Nos jeunes lecteurs auront vite compris que l’on n’est pas loin de la comédie musicale d’aujourd’hui !
Dans ce tourbillon le jeune lecteur passera une journée entière avec l’homme de théâtre maître de son art et de son métier.
La fin de sa vie nous le fait découvrir tout entier dans sa complexité d’ homme mais d’homme de théâtre encore et toujours :
– attentif au théâtre de la cour dans ses fonctions de tapissier du roi très soucieux du rituel de la « chaise d’affaires »
– amoureux d’Armande la fille de Madeleine…il semble courir après une jeunesse perdue et joue un Scapin virevoltant pour encore donner le change
– malade il s’acharne contre les médecins qui ont déjà tué sa mère. Il fait tousser ses personnages pour jouer sa propre souffrance et meurt quasiment en scène en jouant « le malade imaginaire »…

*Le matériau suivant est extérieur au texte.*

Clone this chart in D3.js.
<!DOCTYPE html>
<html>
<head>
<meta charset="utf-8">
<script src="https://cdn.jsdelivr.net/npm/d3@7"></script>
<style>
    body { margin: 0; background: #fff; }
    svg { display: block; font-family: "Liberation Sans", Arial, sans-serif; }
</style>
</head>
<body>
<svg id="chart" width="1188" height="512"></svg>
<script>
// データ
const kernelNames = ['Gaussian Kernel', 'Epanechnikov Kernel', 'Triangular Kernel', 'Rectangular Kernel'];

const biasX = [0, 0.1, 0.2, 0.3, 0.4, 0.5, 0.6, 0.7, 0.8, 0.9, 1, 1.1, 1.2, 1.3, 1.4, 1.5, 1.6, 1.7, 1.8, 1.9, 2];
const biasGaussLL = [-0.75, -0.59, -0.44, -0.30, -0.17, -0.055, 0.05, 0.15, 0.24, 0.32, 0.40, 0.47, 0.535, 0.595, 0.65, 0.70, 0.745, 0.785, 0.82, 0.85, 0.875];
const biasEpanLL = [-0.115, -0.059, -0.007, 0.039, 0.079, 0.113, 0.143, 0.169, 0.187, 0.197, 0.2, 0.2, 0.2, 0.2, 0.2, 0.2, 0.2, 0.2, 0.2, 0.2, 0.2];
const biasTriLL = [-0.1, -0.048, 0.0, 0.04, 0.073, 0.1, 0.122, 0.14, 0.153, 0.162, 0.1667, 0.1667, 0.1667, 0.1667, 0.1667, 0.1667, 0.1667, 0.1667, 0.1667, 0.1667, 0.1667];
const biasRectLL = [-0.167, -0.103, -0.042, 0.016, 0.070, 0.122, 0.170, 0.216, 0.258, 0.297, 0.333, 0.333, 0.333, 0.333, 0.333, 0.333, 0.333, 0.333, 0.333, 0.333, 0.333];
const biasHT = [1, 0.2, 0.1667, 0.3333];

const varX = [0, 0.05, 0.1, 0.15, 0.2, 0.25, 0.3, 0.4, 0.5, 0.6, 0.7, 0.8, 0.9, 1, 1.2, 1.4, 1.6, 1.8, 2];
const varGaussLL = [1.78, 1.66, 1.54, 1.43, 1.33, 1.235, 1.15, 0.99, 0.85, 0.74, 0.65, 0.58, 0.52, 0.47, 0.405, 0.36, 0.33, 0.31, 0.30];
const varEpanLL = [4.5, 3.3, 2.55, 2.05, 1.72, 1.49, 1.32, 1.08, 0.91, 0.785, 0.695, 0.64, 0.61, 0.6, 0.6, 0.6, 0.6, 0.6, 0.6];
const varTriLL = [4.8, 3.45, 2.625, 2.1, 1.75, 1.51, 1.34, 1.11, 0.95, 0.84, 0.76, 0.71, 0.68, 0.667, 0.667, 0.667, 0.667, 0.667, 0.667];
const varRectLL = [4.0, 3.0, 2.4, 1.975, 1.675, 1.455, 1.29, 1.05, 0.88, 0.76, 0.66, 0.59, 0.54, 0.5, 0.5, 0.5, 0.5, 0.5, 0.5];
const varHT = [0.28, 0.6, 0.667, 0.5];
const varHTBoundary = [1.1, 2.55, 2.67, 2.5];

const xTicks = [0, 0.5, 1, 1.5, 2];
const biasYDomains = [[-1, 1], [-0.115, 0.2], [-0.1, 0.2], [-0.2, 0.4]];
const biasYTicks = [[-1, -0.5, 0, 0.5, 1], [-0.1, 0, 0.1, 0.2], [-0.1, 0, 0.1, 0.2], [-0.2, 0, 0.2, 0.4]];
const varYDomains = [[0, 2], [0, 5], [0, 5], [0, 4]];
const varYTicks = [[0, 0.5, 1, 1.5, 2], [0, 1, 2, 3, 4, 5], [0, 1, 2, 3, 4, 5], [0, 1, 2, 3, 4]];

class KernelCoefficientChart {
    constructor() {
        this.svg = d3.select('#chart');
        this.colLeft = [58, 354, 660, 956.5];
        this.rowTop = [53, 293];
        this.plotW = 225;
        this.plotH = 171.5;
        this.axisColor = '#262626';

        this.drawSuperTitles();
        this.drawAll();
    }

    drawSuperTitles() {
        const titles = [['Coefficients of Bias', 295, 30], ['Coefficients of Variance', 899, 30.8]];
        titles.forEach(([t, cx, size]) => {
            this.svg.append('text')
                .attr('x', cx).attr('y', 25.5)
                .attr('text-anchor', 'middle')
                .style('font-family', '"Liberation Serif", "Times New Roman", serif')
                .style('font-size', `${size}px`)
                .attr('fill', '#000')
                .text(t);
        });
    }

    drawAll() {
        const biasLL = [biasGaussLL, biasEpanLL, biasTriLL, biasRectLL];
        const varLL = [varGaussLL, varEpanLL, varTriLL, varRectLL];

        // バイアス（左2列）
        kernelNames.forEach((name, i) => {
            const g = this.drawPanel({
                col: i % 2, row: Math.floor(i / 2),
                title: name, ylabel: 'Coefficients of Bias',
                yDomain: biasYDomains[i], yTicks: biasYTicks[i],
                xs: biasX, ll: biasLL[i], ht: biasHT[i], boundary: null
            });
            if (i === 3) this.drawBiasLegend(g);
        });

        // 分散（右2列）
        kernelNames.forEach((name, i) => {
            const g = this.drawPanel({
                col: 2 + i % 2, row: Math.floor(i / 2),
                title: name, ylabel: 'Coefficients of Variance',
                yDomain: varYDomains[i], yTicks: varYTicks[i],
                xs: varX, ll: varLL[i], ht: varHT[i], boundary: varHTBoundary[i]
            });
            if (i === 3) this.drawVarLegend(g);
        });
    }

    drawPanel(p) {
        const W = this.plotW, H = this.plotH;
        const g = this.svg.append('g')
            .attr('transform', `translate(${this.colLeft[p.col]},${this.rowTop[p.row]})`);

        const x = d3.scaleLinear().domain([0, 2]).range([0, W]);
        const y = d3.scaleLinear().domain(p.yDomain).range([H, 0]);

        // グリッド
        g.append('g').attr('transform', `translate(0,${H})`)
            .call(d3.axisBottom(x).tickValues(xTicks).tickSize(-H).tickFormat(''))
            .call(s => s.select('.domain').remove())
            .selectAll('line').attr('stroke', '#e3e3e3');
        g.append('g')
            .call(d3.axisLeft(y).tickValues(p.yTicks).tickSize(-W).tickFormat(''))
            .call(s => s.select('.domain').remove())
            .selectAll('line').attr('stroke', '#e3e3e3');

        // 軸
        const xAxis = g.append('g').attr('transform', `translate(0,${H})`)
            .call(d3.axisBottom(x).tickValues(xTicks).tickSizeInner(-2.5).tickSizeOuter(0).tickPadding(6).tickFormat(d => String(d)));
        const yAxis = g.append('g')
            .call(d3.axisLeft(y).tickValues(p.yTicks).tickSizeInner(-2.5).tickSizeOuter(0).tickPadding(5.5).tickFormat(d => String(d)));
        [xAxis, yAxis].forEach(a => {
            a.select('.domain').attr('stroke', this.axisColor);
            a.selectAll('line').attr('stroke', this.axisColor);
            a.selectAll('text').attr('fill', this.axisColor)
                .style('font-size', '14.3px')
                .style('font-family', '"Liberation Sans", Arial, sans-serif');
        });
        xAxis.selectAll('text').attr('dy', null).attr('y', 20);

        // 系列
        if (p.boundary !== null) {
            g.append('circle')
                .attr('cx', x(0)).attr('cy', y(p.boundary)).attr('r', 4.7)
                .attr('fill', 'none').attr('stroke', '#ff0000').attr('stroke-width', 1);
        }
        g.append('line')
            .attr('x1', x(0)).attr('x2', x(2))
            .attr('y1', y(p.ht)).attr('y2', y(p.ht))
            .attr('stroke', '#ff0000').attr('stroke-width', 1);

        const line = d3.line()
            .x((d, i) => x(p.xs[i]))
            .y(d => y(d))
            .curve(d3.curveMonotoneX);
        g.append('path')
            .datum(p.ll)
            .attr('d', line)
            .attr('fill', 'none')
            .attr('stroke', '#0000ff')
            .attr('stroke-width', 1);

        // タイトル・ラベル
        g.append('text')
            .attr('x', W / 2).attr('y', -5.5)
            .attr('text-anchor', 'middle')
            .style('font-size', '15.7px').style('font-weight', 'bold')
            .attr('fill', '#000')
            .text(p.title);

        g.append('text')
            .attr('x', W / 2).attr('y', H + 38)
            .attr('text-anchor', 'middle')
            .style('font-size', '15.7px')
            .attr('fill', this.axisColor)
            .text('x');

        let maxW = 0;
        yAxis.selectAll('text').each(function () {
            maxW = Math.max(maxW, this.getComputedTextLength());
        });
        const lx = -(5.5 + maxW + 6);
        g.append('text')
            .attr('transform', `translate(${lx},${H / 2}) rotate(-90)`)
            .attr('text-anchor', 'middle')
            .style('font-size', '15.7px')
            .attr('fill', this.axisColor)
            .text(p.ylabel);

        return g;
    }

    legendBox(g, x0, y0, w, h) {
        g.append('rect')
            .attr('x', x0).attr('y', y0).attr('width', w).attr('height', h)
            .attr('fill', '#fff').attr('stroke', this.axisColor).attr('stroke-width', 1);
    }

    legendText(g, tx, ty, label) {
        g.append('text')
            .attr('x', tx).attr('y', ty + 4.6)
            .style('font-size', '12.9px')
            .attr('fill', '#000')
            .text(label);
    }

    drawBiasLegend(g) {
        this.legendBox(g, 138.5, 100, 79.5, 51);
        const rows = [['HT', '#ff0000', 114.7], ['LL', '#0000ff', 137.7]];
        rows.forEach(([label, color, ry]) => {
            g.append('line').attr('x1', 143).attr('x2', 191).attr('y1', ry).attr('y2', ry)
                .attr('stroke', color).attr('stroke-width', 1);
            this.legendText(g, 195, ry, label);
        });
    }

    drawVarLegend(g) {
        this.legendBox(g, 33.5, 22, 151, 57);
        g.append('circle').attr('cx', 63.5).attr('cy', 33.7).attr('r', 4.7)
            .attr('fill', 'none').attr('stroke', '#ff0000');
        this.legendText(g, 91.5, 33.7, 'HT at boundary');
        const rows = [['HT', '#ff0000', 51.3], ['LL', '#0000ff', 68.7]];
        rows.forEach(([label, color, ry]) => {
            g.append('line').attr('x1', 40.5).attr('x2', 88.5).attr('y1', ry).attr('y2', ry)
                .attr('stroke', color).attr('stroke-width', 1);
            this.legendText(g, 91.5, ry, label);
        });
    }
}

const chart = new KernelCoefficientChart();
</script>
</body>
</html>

Voilà un excellent ouvrage austère et exigeant qui, au-delà de l’exercice classique de la biographie donne à vivre toute une époque et éclaire toute la modernité de Molière.
Il est complété d’une iconographie très parlante et très didactique qui aurait sans doute mérité d’être mieux disposée et mieux mise en valeur.